[Begin ENTRIES SHOWN]
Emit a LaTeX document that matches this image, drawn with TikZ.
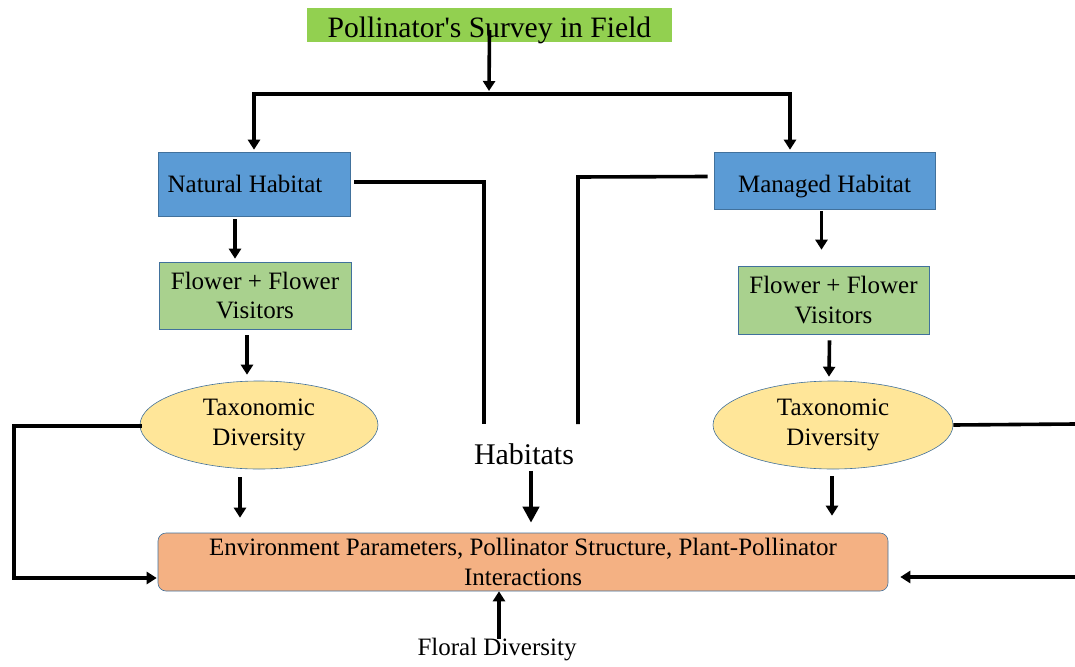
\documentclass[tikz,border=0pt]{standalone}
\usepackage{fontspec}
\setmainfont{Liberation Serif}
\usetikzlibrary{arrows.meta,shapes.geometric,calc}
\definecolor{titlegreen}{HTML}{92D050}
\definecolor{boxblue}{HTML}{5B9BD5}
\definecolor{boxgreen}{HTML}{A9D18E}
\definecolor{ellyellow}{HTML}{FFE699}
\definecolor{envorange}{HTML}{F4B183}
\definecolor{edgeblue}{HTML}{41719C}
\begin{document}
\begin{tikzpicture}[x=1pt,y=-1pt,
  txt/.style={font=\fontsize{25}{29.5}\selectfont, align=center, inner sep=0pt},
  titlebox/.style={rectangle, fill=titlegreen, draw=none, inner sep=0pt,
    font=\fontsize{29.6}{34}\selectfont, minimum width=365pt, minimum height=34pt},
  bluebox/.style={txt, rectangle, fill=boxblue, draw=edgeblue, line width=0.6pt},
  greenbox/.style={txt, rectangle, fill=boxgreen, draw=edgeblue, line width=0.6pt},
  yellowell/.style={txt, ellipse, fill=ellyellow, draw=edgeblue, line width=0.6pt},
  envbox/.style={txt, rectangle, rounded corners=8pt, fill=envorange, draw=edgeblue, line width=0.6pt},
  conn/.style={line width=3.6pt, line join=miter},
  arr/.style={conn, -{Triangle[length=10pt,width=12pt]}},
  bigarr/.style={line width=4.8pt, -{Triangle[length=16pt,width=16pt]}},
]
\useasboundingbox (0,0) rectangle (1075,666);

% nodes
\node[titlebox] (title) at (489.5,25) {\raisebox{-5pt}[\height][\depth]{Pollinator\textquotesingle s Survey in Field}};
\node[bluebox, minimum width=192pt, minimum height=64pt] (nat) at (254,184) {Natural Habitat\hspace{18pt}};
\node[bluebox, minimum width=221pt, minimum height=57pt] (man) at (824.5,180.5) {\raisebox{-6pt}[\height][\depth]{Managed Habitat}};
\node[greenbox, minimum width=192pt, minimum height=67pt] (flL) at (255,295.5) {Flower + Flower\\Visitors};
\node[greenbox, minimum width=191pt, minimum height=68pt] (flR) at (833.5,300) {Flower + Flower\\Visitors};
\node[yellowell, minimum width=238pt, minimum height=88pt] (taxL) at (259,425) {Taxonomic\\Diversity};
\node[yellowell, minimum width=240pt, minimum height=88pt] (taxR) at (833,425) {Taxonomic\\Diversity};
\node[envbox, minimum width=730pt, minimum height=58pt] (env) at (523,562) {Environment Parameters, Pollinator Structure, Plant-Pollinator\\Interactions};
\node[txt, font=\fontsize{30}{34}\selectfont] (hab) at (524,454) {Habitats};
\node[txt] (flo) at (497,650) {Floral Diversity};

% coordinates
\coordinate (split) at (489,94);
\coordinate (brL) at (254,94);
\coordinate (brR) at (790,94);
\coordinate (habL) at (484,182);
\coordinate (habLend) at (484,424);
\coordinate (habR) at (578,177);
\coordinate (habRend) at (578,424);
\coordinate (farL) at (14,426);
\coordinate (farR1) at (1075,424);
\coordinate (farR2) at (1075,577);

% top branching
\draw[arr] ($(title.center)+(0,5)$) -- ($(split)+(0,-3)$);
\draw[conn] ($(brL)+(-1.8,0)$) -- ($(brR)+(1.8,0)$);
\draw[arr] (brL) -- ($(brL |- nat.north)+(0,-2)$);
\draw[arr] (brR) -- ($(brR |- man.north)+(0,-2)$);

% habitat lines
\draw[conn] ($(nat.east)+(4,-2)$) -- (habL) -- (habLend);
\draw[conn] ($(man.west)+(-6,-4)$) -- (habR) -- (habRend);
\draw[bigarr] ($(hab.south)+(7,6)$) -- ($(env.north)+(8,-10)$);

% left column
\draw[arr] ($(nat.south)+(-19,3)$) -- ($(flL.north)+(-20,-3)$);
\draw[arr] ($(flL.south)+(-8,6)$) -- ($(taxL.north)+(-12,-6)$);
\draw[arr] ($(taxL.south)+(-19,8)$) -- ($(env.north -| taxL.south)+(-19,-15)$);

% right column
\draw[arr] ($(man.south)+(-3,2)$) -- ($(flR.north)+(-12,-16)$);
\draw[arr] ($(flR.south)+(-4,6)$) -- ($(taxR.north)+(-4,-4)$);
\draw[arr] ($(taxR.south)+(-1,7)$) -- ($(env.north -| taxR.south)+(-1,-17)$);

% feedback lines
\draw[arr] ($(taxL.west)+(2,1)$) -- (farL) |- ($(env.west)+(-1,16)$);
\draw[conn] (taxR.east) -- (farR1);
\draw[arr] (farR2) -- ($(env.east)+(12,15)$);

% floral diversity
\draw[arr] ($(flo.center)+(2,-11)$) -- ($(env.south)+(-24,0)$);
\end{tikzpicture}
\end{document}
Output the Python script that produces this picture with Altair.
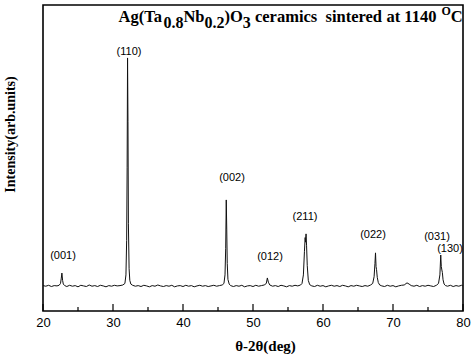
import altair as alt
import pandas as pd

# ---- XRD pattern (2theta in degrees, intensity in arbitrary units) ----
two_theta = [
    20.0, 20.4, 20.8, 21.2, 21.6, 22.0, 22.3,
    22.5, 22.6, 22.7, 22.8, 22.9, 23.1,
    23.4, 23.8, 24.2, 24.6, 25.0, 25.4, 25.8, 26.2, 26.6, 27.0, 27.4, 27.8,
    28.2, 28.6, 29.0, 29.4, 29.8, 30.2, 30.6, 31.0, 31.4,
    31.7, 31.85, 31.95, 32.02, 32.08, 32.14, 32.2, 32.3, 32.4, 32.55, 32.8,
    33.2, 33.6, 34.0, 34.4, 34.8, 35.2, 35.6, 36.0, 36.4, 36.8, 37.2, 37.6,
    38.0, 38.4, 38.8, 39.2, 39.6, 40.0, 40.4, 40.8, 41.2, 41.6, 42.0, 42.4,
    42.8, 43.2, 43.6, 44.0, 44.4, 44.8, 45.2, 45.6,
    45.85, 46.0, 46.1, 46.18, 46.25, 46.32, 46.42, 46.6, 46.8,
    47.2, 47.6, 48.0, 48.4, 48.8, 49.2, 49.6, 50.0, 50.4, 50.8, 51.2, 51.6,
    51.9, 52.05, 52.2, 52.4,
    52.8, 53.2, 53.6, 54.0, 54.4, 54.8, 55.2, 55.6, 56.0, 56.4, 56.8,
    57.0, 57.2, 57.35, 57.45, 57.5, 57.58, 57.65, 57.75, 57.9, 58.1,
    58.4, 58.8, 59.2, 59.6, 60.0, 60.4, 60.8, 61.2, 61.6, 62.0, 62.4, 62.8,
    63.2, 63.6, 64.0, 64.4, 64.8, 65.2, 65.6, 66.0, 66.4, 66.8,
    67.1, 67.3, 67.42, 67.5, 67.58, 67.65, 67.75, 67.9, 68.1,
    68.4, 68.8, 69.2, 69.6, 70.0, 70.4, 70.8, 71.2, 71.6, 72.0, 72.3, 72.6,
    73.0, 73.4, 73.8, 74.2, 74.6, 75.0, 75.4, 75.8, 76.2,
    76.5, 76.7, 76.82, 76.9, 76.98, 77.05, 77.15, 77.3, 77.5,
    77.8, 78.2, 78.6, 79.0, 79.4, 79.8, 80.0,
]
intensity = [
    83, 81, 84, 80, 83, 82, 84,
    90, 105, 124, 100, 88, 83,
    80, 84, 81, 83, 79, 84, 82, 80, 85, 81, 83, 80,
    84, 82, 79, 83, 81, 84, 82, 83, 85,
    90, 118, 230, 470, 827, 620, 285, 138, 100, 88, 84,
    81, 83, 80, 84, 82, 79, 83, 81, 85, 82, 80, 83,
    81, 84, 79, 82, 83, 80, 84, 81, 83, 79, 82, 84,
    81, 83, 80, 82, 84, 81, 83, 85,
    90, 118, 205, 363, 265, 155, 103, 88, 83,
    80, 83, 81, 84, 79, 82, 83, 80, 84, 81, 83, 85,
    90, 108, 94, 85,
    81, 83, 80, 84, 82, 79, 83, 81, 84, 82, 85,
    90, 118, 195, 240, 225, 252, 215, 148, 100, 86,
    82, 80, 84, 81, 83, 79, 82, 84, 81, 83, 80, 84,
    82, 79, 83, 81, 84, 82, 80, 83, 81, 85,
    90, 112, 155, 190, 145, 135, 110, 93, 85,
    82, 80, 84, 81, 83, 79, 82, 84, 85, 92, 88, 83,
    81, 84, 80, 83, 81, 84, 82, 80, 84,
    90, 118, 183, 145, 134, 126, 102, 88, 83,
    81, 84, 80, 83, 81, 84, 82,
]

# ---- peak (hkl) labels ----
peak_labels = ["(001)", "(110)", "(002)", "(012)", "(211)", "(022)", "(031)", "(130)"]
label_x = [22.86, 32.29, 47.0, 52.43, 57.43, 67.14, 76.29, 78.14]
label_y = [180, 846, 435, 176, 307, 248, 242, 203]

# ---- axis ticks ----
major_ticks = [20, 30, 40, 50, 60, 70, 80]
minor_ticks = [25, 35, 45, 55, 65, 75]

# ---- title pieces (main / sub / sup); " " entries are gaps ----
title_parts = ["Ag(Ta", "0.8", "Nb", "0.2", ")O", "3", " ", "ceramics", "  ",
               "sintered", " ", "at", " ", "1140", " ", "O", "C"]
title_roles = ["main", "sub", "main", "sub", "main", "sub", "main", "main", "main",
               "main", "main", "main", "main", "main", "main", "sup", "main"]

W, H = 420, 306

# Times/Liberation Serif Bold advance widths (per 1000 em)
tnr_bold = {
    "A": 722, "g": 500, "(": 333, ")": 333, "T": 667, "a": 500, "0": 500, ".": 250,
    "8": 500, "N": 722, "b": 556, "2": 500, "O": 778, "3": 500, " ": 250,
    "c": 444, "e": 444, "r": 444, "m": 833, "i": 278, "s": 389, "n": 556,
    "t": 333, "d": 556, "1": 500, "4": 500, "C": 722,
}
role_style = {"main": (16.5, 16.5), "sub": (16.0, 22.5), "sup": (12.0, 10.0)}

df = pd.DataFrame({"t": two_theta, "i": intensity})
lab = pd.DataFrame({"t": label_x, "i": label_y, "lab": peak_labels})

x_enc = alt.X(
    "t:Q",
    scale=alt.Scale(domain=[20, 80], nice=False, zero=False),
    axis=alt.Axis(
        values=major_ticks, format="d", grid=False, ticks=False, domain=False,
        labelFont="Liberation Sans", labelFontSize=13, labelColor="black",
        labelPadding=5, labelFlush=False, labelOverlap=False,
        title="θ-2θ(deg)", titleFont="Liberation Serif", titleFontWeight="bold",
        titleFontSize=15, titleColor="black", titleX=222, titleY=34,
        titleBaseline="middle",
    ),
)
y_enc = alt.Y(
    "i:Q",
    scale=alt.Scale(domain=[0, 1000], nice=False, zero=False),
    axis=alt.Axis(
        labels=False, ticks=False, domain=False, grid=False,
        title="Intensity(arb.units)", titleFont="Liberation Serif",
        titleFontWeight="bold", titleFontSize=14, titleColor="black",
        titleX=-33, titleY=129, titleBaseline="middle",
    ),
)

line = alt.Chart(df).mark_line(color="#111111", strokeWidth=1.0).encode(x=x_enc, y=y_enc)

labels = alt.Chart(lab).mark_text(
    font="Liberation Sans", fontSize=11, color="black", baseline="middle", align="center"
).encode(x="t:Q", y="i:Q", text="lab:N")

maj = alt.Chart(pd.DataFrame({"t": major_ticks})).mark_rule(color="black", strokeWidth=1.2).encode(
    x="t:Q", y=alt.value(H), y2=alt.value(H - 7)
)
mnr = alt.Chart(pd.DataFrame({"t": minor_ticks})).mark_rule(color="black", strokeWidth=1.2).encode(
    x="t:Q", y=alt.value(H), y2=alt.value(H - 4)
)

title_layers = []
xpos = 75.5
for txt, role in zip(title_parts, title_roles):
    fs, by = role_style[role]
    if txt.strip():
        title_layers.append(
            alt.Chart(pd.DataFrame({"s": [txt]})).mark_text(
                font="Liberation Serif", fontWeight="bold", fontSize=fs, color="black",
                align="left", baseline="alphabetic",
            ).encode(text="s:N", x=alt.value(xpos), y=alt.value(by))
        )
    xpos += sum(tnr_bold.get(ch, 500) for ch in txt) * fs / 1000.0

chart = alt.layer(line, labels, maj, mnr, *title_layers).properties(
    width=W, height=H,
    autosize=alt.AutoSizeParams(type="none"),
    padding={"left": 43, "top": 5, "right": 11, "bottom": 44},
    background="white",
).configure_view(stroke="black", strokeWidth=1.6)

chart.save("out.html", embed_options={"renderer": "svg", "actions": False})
[End ENTRIES SHOWN]
WRITTEN TASK →
Find every line containing the word "with", then give the total and nothing more.

PROBLEM SOLUTION →
2